[EXERCISE BRIEF] Reproduce exactly the lines from the line with "Recreate this image" through the line with "from bokeh.resources import INLINE", both included, and no other lines.

[DATASET EXCERPTS]
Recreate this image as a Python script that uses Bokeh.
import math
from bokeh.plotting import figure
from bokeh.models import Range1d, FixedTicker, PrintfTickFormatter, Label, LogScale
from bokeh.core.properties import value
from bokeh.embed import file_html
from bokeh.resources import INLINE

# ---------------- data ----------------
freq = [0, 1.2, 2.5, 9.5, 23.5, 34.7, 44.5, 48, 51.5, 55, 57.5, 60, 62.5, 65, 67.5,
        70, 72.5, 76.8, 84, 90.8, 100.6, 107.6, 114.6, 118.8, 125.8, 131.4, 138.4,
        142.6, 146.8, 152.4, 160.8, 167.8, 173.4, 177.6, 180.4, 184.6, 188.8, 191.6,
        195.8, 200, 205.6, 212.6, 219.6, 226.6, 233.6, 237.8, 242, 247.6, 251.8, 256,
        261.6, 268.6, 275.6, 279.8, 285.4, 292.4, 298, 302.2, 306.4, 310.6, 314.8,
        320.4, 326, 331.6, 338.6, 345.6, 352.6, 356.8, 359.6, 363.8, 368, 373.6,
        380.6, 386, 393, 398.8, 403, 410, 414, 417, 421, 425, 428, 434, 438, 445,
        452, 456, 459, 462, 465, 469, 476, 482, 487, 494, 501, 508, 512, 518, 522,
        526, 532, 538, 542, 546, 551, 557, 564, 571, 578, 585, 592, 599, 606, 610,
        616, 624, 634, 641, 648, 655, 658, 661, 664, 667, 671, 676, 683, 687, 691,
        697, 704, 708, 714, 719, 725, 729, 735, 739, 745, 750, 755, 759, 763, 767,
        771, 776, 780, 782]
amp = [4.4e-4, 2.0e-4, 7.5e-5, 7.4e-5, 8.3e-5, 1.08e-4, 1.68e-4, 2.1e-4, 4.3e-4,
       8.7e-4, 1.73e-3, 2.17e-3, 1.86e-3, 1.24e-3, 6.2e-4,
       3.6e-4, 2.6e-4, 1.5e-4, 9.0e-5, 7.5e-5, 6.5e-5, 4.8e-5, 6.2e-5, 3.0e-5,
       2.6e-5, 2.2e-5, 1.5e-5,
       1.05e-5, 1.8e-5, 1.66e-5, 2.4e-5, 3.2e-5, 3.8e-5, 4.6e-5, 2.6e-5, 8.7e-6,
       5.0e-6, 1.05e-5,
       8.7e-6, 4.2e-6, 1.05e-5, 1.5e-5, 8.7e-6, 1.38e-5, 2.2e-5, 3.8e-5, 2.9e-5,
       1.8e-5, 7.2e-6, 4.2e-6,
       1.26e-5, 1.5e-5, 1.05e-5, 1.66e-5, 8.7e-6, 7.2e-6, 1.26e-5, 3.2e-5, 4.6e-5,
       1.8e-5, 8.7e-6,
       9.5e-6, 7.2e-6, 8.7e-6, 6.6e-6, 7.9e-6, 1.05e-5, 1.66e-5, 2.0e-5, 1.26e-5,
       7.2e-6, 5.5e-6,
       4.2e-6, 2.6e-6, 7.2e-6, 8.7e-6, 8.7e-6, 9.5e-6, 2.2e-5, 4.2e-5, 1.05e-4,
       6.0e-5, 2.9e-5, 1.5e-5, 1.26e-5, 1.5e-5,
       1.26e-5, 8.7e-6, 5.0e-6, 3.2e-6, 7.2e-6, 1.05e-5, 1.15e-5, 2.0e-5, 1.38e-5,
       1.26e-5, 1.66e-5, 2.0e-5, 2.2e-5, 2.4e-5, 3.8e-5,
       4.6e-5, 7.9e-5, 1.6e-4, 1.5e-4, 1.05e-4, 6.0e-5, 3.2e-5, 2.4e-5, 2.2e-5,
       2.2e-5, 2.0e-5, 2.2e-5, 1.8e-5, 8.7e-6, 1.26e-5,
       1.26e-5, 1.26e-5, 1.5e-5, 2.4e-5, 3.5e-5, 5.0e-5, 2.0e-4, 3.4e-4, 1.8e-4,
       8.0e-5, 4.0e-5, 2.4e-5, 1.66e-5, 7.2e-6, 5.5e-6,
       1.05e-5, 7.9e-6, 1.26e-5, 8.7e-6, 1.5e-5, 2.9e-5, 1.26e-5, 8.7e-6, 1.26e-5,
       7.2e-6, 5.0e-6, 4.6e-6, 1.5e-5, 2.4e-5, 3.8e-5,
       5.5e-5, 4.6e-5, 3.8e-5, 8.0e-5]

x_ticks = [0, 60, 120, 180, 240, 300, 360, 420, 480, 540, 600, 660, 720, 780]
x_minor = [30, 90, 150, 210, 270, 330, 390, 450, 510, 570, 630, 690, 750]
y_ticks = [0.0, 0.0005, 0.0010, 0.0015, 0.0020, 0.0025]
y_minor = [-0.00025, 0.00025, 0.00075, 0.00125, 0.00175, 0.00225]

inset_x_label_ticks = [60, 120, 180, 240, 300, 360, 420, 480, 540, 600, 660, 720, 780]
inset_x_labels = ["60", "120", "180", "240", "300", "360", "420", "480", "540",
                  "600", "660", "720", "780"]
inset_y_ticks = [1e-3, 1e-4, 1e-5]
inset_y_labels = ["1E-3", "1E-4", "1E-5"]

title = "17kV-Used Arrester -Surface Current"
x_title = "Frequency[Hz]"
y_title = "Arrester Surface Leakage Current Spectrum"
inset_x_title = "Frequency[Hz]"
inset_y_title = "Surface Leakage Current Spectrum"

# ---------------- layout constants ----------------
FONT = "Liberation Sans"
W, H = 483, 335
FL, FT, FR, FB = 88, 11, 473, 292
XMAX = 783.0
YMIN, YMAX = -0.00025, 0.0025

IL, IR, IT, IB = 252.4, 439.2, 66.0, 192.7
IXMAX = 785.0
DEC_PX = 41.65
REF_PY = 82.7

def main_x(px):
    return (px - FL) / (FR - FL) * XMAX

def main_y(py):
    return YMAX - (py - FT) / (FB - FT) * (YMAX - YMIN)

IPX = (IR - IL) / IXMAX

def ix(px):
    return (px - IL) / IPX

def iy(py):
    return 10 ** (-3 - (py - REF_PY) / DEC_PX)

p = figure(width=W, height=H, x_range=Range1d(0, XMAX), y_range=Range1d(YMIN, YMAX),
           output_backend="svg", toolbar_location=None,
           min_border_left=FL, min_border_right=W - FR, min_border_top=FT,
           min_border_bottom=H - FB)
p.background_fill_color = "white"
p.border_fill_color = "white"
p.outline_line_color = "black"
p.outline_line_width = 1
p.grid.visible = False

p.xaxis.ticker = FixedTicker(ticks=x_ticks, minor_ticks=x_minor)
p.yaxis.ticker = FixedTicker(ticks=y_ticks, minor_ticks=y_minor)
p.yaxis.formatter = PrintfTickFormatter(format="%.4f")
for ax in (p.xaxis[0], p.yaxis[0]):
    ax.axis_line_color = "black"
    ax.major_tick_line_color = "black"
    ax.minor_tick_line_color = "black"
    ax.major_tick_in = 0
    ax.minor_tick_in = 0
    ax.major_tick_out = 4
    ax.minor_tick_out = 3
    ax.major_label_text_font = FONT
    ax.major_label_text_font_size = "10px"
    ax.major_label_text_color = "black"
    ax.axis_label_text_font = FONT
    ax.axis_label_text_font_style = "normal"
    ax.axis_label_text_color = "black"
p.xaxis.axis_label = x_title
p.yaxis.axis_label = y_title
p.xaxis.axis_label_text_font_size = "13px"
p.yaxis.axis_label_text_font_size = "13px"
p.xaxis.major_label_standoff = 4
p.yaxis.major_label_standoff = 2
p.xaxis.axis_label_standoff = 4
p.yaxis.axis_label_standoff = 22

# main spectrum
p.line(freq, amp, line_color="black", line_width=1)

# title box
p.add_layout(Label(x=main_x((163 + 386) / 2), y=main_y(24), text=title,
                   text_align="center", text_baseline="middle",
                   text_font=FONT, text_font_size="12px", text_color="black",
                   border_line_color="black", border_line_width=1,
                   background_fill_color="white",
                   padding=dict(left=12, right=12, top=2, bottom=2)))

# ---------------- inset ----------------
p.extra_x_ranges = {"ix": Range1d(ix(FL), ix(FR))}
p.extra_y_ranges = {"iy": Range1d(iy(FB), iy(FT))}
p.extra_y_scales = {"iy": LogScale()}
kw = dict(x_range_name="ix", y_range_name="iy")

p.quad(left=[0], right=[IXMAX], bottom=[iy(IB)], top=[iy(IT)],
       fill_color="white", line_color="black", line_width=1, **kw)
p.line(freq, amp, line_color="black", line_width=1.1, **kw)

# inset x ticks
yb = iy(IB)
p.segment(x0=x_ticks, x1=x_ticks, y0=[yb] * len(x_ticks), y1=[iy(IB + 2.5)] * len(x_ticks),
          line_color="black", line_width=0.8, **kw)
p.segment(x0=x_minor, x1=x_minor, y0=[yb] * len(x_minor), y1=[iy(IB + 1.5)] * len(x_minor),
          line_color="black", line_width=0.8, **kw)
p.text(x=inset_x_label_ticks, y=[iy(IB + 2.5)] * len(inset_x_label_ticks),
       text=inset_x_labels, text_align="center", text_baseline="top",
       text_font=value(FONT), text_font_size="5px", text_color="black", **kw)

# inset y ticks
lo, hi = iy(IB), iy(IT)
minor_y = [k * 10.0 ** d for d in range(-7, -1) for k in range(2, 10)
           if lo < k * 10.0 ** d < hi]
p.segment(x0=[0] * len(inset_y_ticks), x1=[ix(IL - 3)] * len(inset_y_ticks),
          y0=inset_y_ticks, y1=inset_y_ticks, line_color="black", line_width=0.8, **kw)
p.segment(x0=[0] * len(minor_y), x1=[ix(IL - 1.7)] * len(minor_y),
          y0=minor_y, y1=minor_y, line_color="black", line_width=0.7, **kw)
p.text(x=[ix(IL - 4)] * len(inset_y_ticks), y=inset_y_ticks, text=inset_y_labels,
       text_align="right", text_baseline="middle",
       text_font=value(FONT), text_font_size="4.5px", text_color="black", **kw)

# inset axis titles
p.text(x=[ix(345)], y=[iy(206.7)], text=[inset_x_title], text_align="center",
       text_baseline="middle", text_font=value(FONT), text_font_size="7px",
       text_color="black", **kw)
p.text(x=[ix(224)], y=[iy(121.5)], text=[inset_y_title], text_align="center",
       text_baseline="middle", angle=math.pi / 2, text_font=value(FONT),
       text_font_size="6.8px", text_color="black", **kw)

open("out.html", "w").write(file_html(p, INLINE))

--

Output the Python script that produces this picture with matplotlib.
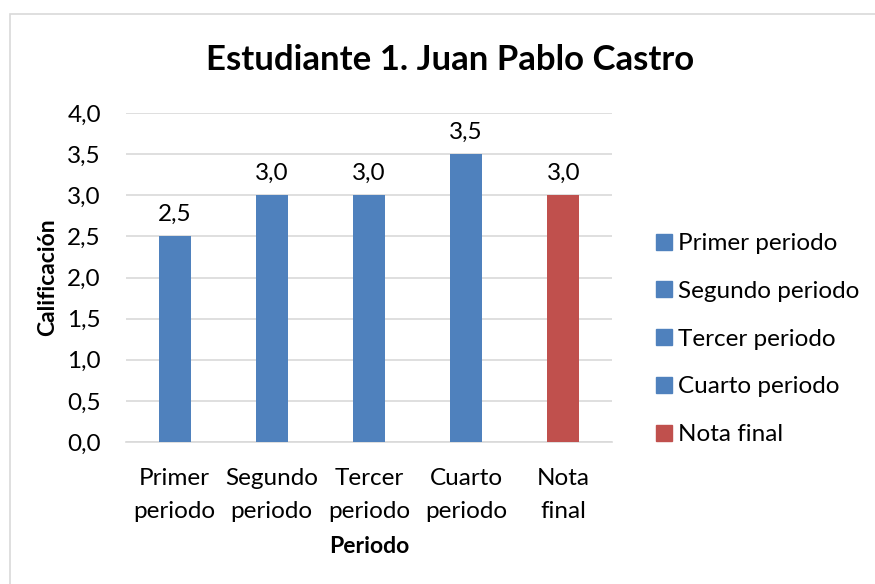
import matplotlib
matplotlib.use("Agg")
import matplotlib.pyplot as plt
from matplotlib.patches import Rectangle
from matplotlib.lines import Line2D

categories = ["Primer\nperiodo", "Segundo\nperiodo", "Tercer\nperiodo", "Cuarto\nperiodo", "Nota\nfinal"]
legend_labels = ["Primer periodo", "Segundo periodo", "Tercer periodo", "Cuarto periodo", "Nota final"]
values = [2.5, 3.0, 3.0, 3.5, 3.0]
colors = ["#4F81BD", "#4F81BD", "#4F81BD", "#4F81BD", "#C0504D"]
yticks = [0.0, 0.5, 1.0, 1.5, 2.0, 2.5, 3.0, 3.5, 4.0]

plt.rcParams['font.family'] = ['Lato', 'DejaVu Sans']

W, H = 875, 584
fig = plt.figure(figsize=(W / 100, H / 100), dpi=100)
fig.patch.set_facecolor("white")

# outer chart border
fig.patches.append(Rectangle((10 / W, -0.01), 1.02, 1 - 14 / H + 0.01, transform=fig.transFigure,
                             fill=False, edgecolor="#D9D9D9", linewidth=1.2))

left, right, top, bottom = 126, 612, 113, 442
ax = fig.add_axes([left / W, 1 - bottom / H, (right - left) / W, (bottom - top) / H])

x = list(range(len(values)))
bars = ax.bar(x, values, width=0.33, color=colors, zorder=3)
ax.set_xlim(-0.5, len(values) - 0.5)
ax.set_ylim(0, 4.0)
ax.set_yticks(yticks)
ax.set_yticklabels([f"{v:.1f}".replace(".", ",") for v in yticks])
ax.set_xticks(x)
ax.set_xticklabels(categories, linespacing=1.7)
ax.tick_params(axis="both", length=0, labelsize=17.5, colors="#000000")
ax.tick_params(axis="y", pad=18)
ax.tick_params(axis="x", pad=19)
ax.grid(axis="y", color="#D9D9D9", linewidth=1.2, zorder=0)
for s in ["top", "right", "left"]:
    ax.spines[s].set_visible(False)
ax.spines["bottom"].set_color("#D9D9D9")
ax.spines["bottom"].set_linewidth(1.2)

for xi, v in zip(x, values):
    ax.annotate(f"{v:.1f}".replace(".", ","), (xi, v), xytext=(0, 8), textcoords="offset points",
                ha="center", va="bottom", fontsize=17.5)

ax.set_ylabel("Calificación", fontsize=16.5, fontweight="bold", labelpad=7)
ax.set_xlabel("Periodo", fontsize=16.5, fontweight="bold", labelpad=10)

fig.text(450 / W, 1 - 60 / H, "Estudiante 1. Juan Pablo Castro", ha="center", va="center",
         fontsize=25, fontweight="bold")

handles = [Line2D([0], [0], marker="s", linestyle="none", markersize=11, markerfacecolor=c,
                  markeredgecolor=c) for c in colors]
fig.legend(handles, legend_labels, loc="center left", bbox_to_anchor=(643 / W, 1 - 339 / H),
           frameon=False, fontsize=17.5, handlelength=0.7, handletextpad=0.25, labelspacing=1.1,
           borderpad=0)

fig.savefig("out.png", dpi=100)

--

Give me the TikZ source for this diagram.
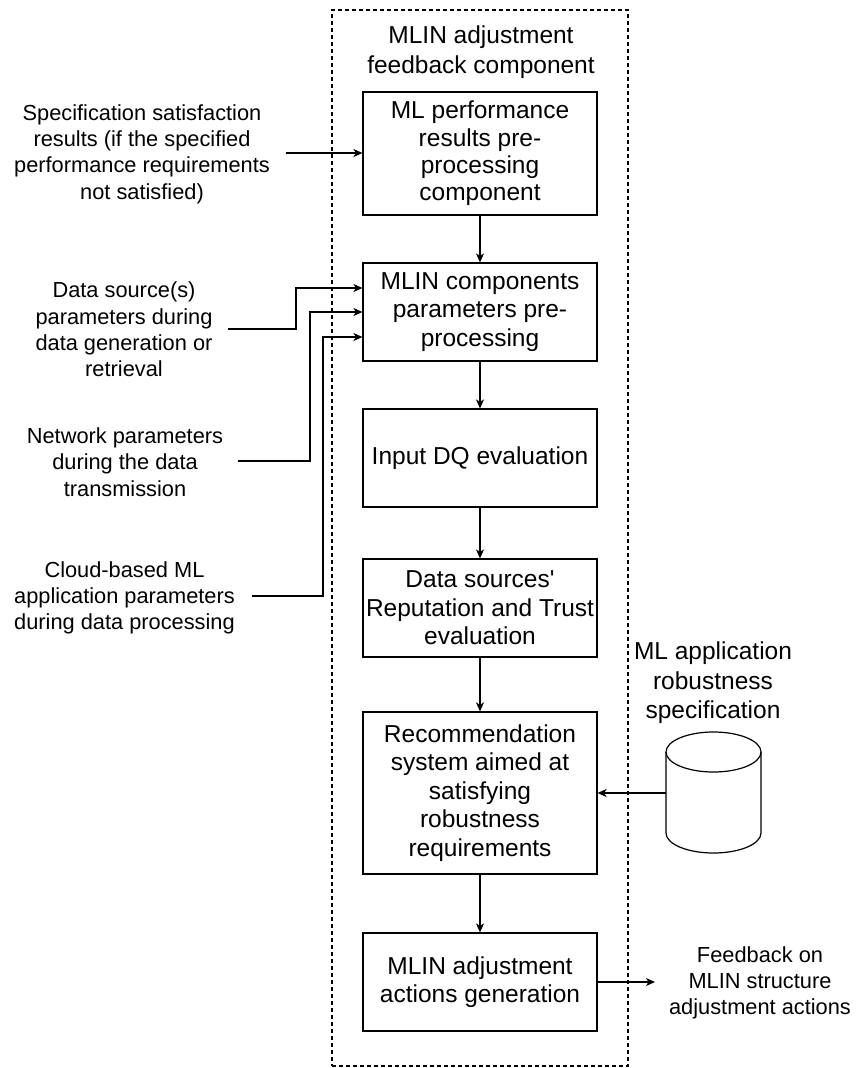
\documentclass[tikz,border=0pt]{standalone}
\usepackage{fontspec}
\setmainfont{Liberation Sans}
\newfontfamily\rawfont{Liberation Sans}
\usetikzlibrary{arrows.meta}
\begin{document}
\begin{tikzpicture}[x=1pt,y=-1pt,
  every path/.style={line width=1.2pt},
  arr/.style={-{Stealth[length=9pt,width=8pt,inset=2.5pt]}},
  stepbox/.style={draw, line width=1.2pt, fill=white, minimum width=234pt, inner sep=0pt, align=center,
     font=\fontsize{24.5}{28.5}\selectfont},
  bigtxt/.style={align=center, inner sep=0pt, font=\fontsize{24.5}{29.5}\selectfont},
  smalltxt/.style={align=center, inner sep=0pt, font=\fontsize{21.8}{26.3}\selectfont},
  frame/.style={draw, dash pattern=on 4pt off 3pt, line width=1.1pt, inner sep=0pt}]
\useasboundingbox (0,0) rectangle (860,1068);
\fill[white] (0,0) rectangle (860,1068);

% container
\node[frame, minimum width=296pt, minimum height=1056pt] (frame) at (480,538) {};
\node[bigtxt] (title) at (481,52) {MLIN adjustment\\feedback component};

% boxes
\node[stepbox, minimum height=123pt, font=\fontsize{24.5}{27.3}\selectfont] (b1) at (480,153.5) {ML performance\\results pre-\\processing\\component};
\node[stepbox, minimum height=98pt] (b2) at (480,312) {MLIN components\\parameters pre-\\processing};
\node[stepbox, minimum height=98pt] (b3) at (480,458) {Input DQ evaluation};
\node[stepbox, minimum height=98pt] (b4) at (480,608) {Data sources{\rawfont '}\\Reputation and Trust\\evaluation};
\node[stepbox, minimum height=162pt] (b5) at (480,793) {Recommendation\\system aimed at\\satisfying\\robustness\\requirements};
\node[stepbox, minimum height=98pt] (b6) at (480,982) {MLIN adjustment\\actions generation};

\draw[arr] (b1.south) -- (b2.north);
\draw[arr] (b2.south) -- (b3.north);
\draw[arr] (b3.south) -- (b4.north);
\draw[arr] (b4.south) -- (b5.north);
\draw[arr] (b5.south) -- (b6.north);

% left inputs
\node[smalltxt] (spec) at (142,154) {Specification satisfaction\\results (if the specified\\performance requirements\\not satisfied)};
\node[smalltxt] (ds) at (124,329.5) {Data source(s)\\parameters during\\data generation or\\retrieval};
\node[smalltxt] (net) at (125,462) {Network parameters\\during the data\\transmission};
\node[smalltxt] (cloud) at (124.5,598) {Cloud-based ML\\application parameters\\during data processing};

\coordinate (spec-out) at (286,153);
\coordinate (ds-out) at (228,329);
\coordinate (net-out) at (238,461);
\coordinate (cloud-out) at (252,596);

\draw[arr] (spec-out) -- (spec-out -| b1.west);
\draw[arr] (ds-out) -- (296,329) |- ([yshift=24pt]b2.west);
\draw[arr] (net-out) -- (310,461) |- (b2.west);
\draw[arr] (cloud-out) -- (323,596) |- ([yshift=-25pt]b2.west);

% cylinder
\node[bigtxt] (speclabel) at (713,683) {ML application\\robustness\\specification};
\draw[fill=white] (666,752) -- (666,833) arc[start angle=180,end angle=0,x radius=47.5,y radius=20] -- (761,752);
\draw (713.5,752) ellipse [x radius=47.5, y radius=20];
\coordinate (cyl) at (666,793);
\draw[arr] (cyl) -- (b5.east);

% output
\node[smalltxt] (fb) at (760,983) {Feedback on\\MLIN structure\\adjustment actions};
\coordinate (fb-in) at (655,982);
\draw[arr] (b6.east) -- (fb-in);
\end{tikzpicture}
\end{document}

[SOLVED EXERCISE]
Recreate this image as a Python script that uses Bokeh.
import math
from bokeh.plotting import figure
from bokeh.models import Range1d, FixedTicker, PrintfTickFormatter, Label, LogScale
from bokeh.core.properties import value
from bokeh.embed import file_html
from bokeh.resources import INLINE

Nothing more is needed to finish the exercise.